夫はたった一人で自分の弱さを抱えて42年間生きてきた。これを変えるのは、専門医であっても一朝一夕にはできません。
「伴走できるかと思った時に、それは無理だと。こういう人だと見抜けなかった私の甘さもあると思うので、離婚して実家に帰ろうと思います。これから長い人生、人に労力と時間とお金を撒き散らかす“幹事”とは生きていけませんから」
その後、弁護士を立て、慰謝料と調査費用などを夫が支払うことで離婚が成立。夫は最後まで離婚に抵抗していましたが、証拠を見せたら応じました。そして夫に「カウンセラーとか精神科医のところに行ったほうがいい」というと、「わかった」と答えたことが、救いだったと話していました。

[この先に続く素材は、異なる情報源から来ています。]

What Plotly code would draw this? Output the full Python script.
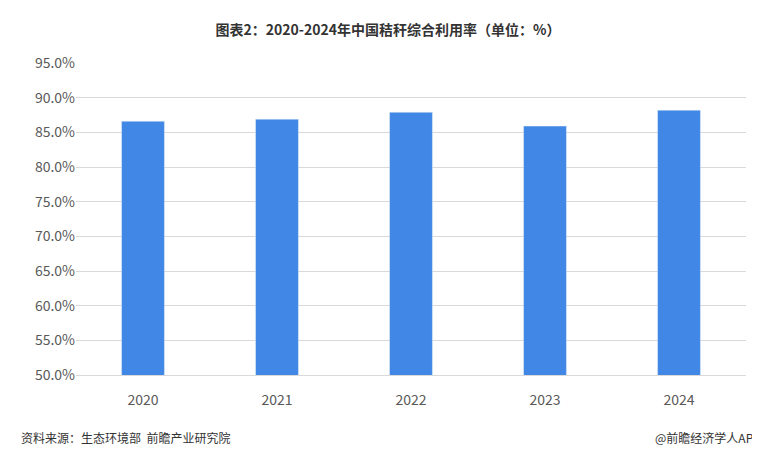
import plotly.graph_objects as go

years = ["2020", "2021", "2022", "2023", "2024"]
rates = [86.6, 86.9, 87.9, 85.9, 88.2]
yticks = [50, 55, 60, 65, 70, 75, 80, 85, 90, 95]
ytick_labels = [f"{v:.1f}%" for v in yticks]

fig = go.Figure(go.Bar(x=years, y=rates, marker_color="#4187E5", width=0.32))
fig.update_layout(
    width=760, height=460, plot_bgcolor="white", paper_bgcolor="white",
    margin=dict(l=68, r=22, t=55, b=93), showlegend=False,
    font=dict(family="Noto Sans CJK SC", color="#595959"),
    title=dict(text="<b>图表2：2020-2024年中国秸秆综合利用率（单位：%）</b>", x=0.5, y=0.963,
               xanchor="center", font=dict(size=14, color="#333333")),
)
fig.update_yaxes(range=[50, 95], tickvals=yticks, ticktext=ytick_labels, showgrid=True,
                 gridcolor="#D9D9D9", tickfont=dict(size=14, color="#595959"), zeroline=False)
fig.update_xaxes(tickfont=dict(size=14, color="#595959"), showline=True, linecolor="#D9D9D9",
                 ticklabelstandoff=12)
fig.add_annotation(text="资料来源：生态环境部  前瞻产业研究院", xref="paper", yref="paper",
                   x=-0.085, y=-0.235, xanchor="left", showarrow=False, font=dict(size=12, color="#333333"))
fig.add_annotation(text="@前瞻经济学人APP", xref="paper", yref="paper",
                   x=1.025, y=-0.235, xanchor="right", showarrow=False, font=dict(size=12, color="#333333"))
fig.write_html("out.html")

明美さんは現在40歳。人生をやり直すのに、今が遅すぎるという年齢はありません。また夫は自らの行動と向き合い、生き方を変える努力を始めるかもしれません。夫が幹事を引き受けなくても、周りの人は夫を認めるし、大丈夫なんだと安心できるような心のケアを受けることも祈ります。明美さんも夫も、誰かに喜んでほしかったし、優しさがあるのです。
調査料金は20万円(経費別)です。